Empress Of has a laptop to thank for her head-turning debut album ‘Me’. It’s mid-August, and she’s about to play out her three-night residency at Dalston’s tiny Power Lunches. It’s a diverse range of shows that have seen her supported by the likes of East India Youth and Kero Kero Bonito (“they said they were going to DJ, but they pretty much played a full show” she recalls excitedly). And they’re shows that may not even be happening if it weren’t for her academic understanding of electronic music, her enviable confidence that permeates through diary-entry lyricism and, believe it or not, acquiring a laptop.
“That was a big thing for me, because I grew up listening to jazz and classical music,” she recalls. “What I like about it is that it’s so different, but it still feels like there’s a purpose or a study or an intent behind dance music like that. It has an academic past to it, where everyone knows the secret, sacred 12”s. Depending on who you are, you can make any sound you want.” Lorely’s prowess in these genres is impressive for someone who kicked around in guitar bands for most of her life, but these technical talents are understandable - she used to be a member of math rock band Celestial Shore. “We played a lot of loft shows and house shows and basement shows, so it really resonates in that part of me,” she explains.
‘Me’ is one of the freshest, most addictive pop records to emerge this year, full of emotional honesty, crystalline production and countless hooks. ‘Water Water’ - one of the album’s most hard-hitting and immediate tracks - is a smooth, forward-thinking club banger; ‘Icon’ is a sprawling-yet-subtle electronic soundscape with a velvety vocal. In fact, some of the tracks on ‘Me’ are so primed for the dancefloor, it’s a wonder she’s even playing basement shows rather than massive dance halls. “It’s definitely more intimate,” she says of her residency. “Yesterday I spilt beads of water all over my controllers, but it’s like, whatever. You get to see that shit. If there’s a barricade and there’s a big stage… you’re not invited in to it as much.”

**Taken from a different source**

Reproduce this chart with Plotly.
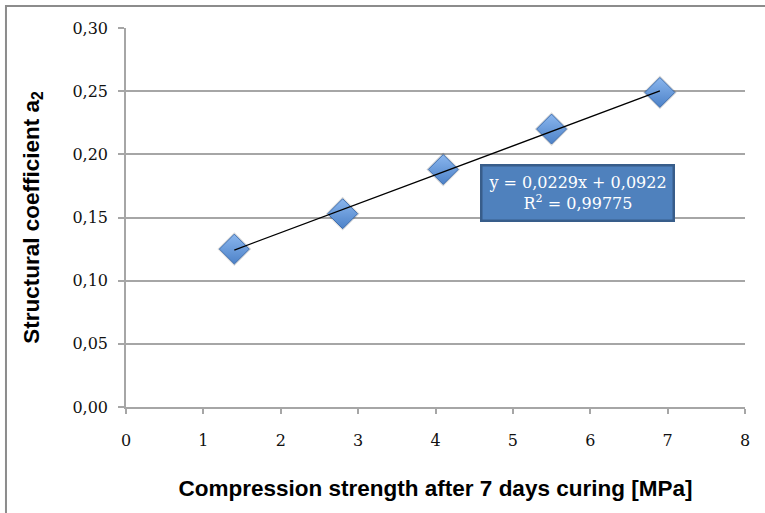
import plotly.graph_objects as go

# Data
strength = [1.4, 2.8, 4.1, 5.5, 6.9]
coef_a2 = [0.125, 0.153, 0.188, 0.220, 0.249]
slope = 0.0229
intercept = 0.0922
r2_text = "0,99775"
eq_text = "y = 0,0229x + 0,0922"

trend_x = [strength[0], strength[-1]]
trend_y = [slope * x + intercept for x in trend_x]

SERIF = "DejaVu Serif, Liberation Serif, serif"
SANS = "Liberation Sans, Arial, sans-serif"

fig = go.Figure()

# marker shadow
fig.add_trace(go.Scatter(
    x=strength, y=coef_a2, mode="markers",
    marker=dict(symbol="diamond", size=26, color="rgba(0,0,0,0.15)",
                line=dict(width=0)),
    showlegend=False, hoverinfo="skip"))

# markers
fig.add_trace(go.Scatter(
    x=strength, y=coef_a2, mode="markers",
    marker=dict(symbol="diamond", size=23, color="#8ab6ee",
                gradient=dict(type="vertical", color="#4d82c8"),
                line=dict(color="#3d6eb0", width=1)),
    showlegend=False))

# trendline
fig.add_trace(go.Scatter(
    x=trend_x, y=trend_y, mode="lines",
    line=dict(color="black", width=1.3),
    showlegend=False, hoverinfo="skip"))

fig.add_annotation(
    x=5.83, y=0.1694, xref="x", yref="y",
    text=eq_text + "<br>R<sup>2</sup> = " + r2_text,
    showarrow=False,
    font=dict(family=SERIF, size=16, color="white"),
    bgcolor="#4f81bd", bordercolor="#385d8a", borderwidth=2.5,
    width=188, height=51, align="center")

fig.update_layout(
    width=765, height=513,
    margin=dict(l=126, r=20, t=28, b=106),
    paper_bgcolor="white", plot_bgcolor="white",
    separators=",.",
    showlegend=False,
    font=dict(family=SERIF, size=16, color="#111"),
    shapes=[dict(type="rect", xref="paper", yref="paper",
                 x0=-0.1939, x1=1.1, y0=-0.4, y1=1.058,
                 line=dict(color="#8c8c8c", width=2), layer="below")],
)

fig.update_xaxes(
    range=[0, 8], dtick=1, tick0=0,
    showgrid=False, zeroline=False,
    showline=True, linecolor="#a6a6a6", linewidth=1.5,
    ticks="outside", ticklen=5, tickcolor="#a6a6a6", tickwidth=1.5,
    ticklabelstandoff=13,
    tickfont=dict(family=SERIF, size=16, color="#111"),
    title=dict(text="Compression strength after 7 days curing [MPa]",
               font=dict(family=SANS, size=22.5, color="black", weight="bold"),
               standoff=31),
)
fig.update_yaxes(
    range=[0, 0.30], dtick=0.05, tick0=0, tickformat=".2f",
    showgrid=True, gridcolor="#a6a6a6", gridwidth=1.5,
    zeroline=False,
    showline=True, linecolor="#a6a6a6", linewidth=1.5,
    ticks="outside", ticklen=6, tickcolor="#a6a6a6", tickwidth=1.5,
    ticklabelstandoff=7,
    tickfont=dict(family=SERIF, size=16, color="#111"),
    title=dict(text="Structural coefficient a<sub>2</sub>",
               font=dict(family=SANS, size=22.5, color="black", weight="bold"),
               standoff=27),
)

fig.write_html("out.html", config={"displayModeBar": False},
               post_script="document.body.style.margin='0px';")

“Three minutes of vibe is cool, but a song is really hard to write. I wrote this record perfecting a song as much as I could.”
Having started out in 2012 releasing minute-long demos via YouTube, Lorely is used to making direct connections with fans, and over time she’s nurtured a diary-like nature to her songwriting. For ‘Me’, she travelled to a friend’s house in Mexico on an isolated writing retreat after struggling to find a creative spark in New York. “It was so scary,” she remembers, clearly still reeling in part. “Confronting a fear like that… Being alone and isolating yourself, confronting insecurities… That’s why I wrote a [personal] record like that, because I only had myself to write off of. It was about learning how to love myself more, and how to respect myself more, and what I needed as a lover and as an artist. You learn a lot about yourself.”
The high definition feel to the record is down to Lorely’s excellent production, something that really stands out the more ‘Me’ refines its grip. Giving in to an urge to control everything, she is meticulous in her methods - if she isn’t going to be challenged by and excited by her own music, then what’s the point? There were even moments when she had to tell her manager how it is. “There’s a song on the album called ‘Threat’,” she says, a smile slipping out as her mind recalls a fond memory. “I sent it to my manager and he’s like ‘yeah, it’s not as good as the other ones,’ and I’m like I don’t care - I wrote that song at like 3am, when I was scared for my life. It’s gonna be on the record!”
Her previous EP ‘Systems’ was, in her own words, “more about textures, sound and haze”. On ‘Me’, she’s completely reinvented her own idea what of Empress Of should be. “I was masking behind this idea of what I thought Empress Of was,” she admits. “That was great for who I was then, but when I made this record, I felt like the music came out so much more stronger because it was about real things in my life.” For someone who’s conquered their fears, there’s a comical irony to what Lorely found to be the most challenging aspect. “I didn’t expect it to be so hard to write a song,” she laughs. “It’s really hard to write a song you know! Three minutes of vibe is cool, but a song is really hard to write. I wrote this record perfecting a song as much as I could.”
Empress Of’s new album ‘Me’ is out now via Terrible / XL Recordings.